| Task details |
Keep every line where the word "this" appears; drop the rest.

───── The input

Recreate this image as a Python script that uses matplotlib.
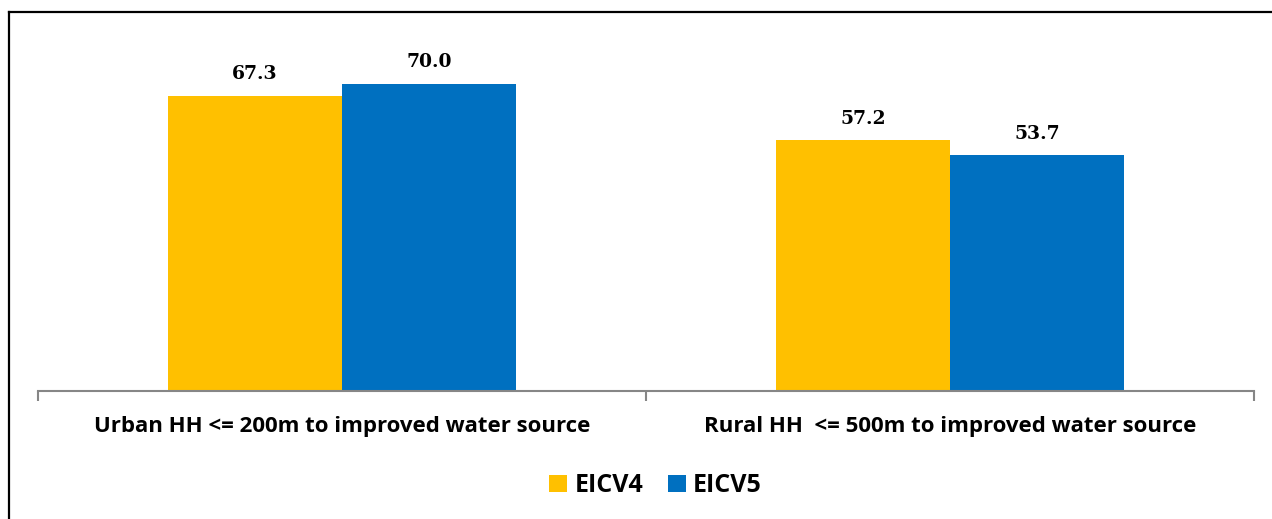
import numpy as np
import matplotlib.pyplot as plt
from matplotlib.lines import Line2D

categories = ["Urban HH <= 200m to improved water source",
              "Rural HH  <= 500m to improved water source"]
series = ["EICV4", "EICV5"]
eicv4 = [67.3, 57.2]
eicv5 = [70.0, 53.7]
colors = ["#FFC000", "#0070C0"]

fig = plt.figure(figsize=(12.72, 5.19), dpi=100)
ax = fig.add_axes([38 / 1272, 128 / 519, 1216 / 1272, 351 / 519])

x = np.arange(len(categories))
w = 0.287
b1 = ax.bar(x - w / 2, eicv4, w, color=colors[0], label=series[0])
b2 = ax.bar(x + w / 2, eicv5, w, color=colors[1], label=series[1])

for bars in (b1, b2):
    for rect in bars:
        ax.annotate(f"{rect.get_height():.1f}",
                    (rect.get_x() + rect.get_width() / 2, rect.get_height()),
                    xytext=(0, 9), textcoords="offset points",
                    ha="center", va="bottom",
                    fontsize=13.5, fontweight="bold", family="DejaVu Serif")

ax.set_xlim(-0.5, 1.5)
ax.set_ylim(0, 80)
ax.set_yticks([])
for s in ("top", "right", "left"):
    ax.spines[s].set_visible(False)
ax.spines["bottom"].set_color("#868686")
ax.spines["bottom"].set_linewidth(1.5)

ax.set_xticks(x)
ax.set_xticklabels(categories, fontsize=16, fontweight="bold", family="Open Sans")
ax.tick_params(axis="x", which="major", length=0, pad=18)
ax.set_xticks([-0.5, 0.5, 1.5], minor=True)
ax.tick_params(axis="x", which="minor", length=7, width=1.5, color="#868686")

leg = ax.legend(loc="center", bbox_to_anchor=(0.508, -0.27), ncol=2, frameon=False,
                prop={"family": "Open Sans", "weight": "bold", "size": 18},
                handlelength=0.7, handleheight=0.7, handletextpad=0.3,
                columnspacing=1.0)

# frame lines around the picture
fig.add_artist(Line2D([9 / 1272, 1], [1 - 12 / 519, 1 - 12 / 519],
                      color="black", lw=1.6, transform=fig.transFigure))
fig.add_artist(Line2D([9 / 1272, 9 / 1272], [0, 1 - 12 / 519],
                      color="black", lw=1.6, transform=fig.transFigure))

fig.savefig("out.png", dpi=100)
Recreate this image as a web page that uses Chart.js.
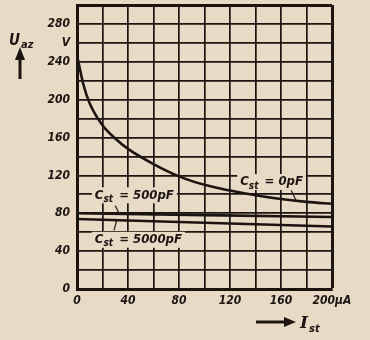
<!DOCTYPE html>
<html>
<head>
<meta charset="utf-8">
<script src="https://cdn.jsdelivr.net/npm/chart.js@4"></script>
<style>
  html, body { margin: 0; padding: 0; background: #e8dbc5; }
  #wrap { width: 370px; height: 340px; }
</style>
</head>
<body>
<div id="wrap"><canvas id="myChart" width="370" height="340"></canvas></div>
<script>
const ctx = document.getElementById('myChart').getContext('2d');

// values (I_st in µA, U_az in V)
const currents0 = [0, 5, 10, 20, 30, 40, 60, 80, 100, 120, 140, 160, 180, 200];
const voltage0pF = [247, 216, 196, 173, 159, 148, 132, 119, 110, 104, 99, 95, 92, 90];
const currentsFlat = [0, 100, 200];
const voltage500pF = [80, 78, 76];
const voltage5000pF = [74, 70, 66];
const yTickLabels = { 0: '0', 40: '40', 80: '80', 120: '120', 160: '160', 200: '200', 240: '240', 260: 'V', 280: '280' };
const xTickLabels = { 0: '0', 40: '40', 80: '80', 120: '120', 160: '160', 200: '200\u00b5A' };

const paper = '#e8dbc5';
const ink = '#1c1410';
const font = 'bold italic 13px "DejaVu Sans Condensed", "DejaVu Sans", sans-serif';
const subFont = 'bold italic 10px "DejaVu Sans Condensed", sans-serif';

function toPoints(xs, ys) {
    return xs.map((x, i) => ({ x: x, y: ys[i] }));
}

// text labels drawn on the chart, with paper-coloured backing
function curveLabel(c, text, xv, yv, lead) {
    const xs = c.scales.x, ys = c.scales.y;
    const px = xs.getPixelForValue(xv), py = ys.getPixelForValue(yv);
    const g = c.ctx;
    g.save();
    g.font = font;
    const w1 = g.measureText('C').width;
    g.font = subFont;
    const w2 = g.measureText('st').width;
    g.font = font;
    const w3 = g.measureText(text).width;
    const total = w1 + w2 + w3 + 2;
    g.fillStyle = paper;
    g.fillRect(px - 3, py - 8, total + 6, 16);
    g.fillStyle = ink;
    g.textBaseline = 'middle';
    g.fillText('C', px, py);
    g.font = subFont;
    g.fillText('st', px + w1, py + 4);
    g.font = font;
    g.fillText(text, px + w1 + w2 + 2, py);
    if (lead) {
        g.strokeStyle = ink;
        g.lineWidth = 1.2;
        g.beginPath();
        g.moveTo(xs.getPixelForValue(lead[0]), ys.getPixelForValue(lead[1]));
        g.lineTo(xs.getPixelForValue(lead[2]), ys.getPixelForValue(lead[3]));
        g.stroke();
    }
    g.restore();
}

const decorations = {
    id: 'decorations',
    afterDatasetsDraw(c) {
        const g = c.ctx;
        const a = c.chartArea;
        curveLabel(c, ' = 500pF', 14, 99, [30, 88, 33, 80]);
        curveLabel(c, ' = 5000pF', 14, 52, [29, 62, 31, 72]);
        curveLabel(c, ' = 0pF', 128, 113, [168, 104, 172, 93]);

        g.save();
        g.fillStyle = ink;
        g.strokeStyle = ink;
        // U_az with upward arrow
        g.font = 'bold italic 15px "DejaVu Sans Condensed", sans-serif';
        g.fillText('U', a.left - 68, a.top + 40);
        g.font = 'bold italic 11px "DejaVu Sans Condensed", sans-serif';
        g.fillText('az', a.left - 56, a.top + 43);
        g.lineWidth = 3;
        g.beginPath();
        g.moveTo(a.left - 57, a.top + 74);
        g.lineTo(a.left - 57, a.top + 52);
        g.stroke();
        g.beginPath();
        g.moveTo(a.left - 57, a.top + 42);
        g.lineTo(a.left - 62, a.top + 55);
        g.lineTo(a.left - 52, a.top + 55);
        g.closePath();
        g.fill();
        // I_st with right arrow
        g.beginPath();
        g.moveTo(a.right - 76, a.bottom + 33);
        g.lineTo(a.right - 46, a.bottom + 33);
        g.stroke();
        g.beginPath();
        g.moveTo(a.right - 36, a.bottom + 33);
        g.lineTo(a.right - 48, a.bottom + 28);
        g.lineTo(a.right - 48, a.bottom + 38);
        g.closePath();
        g.fill();
        g.font = 'bold italic 17px "DejaVu Serif", serif';
        g.fillText('I', a.right - 32, a.bottom + 39);
        g.font = 'bold italic 11px "DejaVu Sans Condensed", sans-serif';
        g.fillText('st', a.right - 23, a.bottom + 43);
        g.restore();
    }
};

function gridWidth(context, edge) {
    if (!context.tick) return 1.7;
    return context.tick.value === edge ? 3 : 1.7;
}

const tickFont = { family: '"DejaVu Sans Condensed", sans-serif', size: 12, weight: 'bold', style: 'italic' };

const myChart = new Chart(ctx, {
    type: 'line',
    data: {
        datasets: [
            { label: 'Cst = 0pF', data: toPoints(currents0, voltage0pF), cubicInterpolationMode: 'monotone' },
            { label: 'Cst = 500pF', data: toPoints(currentsFlat, voltage500pF) },
            { label: 'Cst = 5000pF', data: toPoints(currentsFlat, voltage5000pF) }
        ].map(d => Object.assign({
            borderColor: ink,
            borderWidth: 2.6,
            pointRadius: 0,
            fill: false
        }, d))
    },
    options: {
        responsive: false,
        animation: false,
        layout: { padding: { top: 5, right: 38, left: 0, bottom: 0 } },
        plugins: { legend: { display: false }, tooltip: { enabled: false } },
        scales: {
            x: {
                type: 'linear',
                min: 0,
                max: 200,
                ticks: {
                    stepSize: 20,
                    autoSkip: false,
                    maxRotation: 0,
                    padding: 5,
                    color: ink,
                    font: tickFont,
                    callback: v => xTickLabels[v] || ''
                },
                grid: { color: ink, lineWidth: c => gridWidth(c, 200), drawTicks: false },
                border: { color: ink, width: 3 },
                afterFit: s => { s.height = 51; s.paddingLeft = 0; s.paddingRight = 0; }
            },
            y: {
                min: 0,
                max: 300,
                ticks: {
                    stepSize: 20,
                    autoSkip: false,
                    padding: 7,
                    color: ink,
                    font: tickFont,
                    callback: v => yTickLabels[v] || ''
                },
                grid: { color: ink, lineWidth: c => gridWidth(c, 300), drawTicks: false },
                border: { color: ink, width: 3 },
                afterFit: s => { s.width = 77; s.paddingTop = 0; s.paddingBottom = 0; }
            }
        }
    },
    plugins: [decorations]
});
</script>
</body>
</html>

──────────

| Solved exercise |
Recreate this image as a Python script that uses matplotlib.
Recreate this image as a web page that uses Chart.js.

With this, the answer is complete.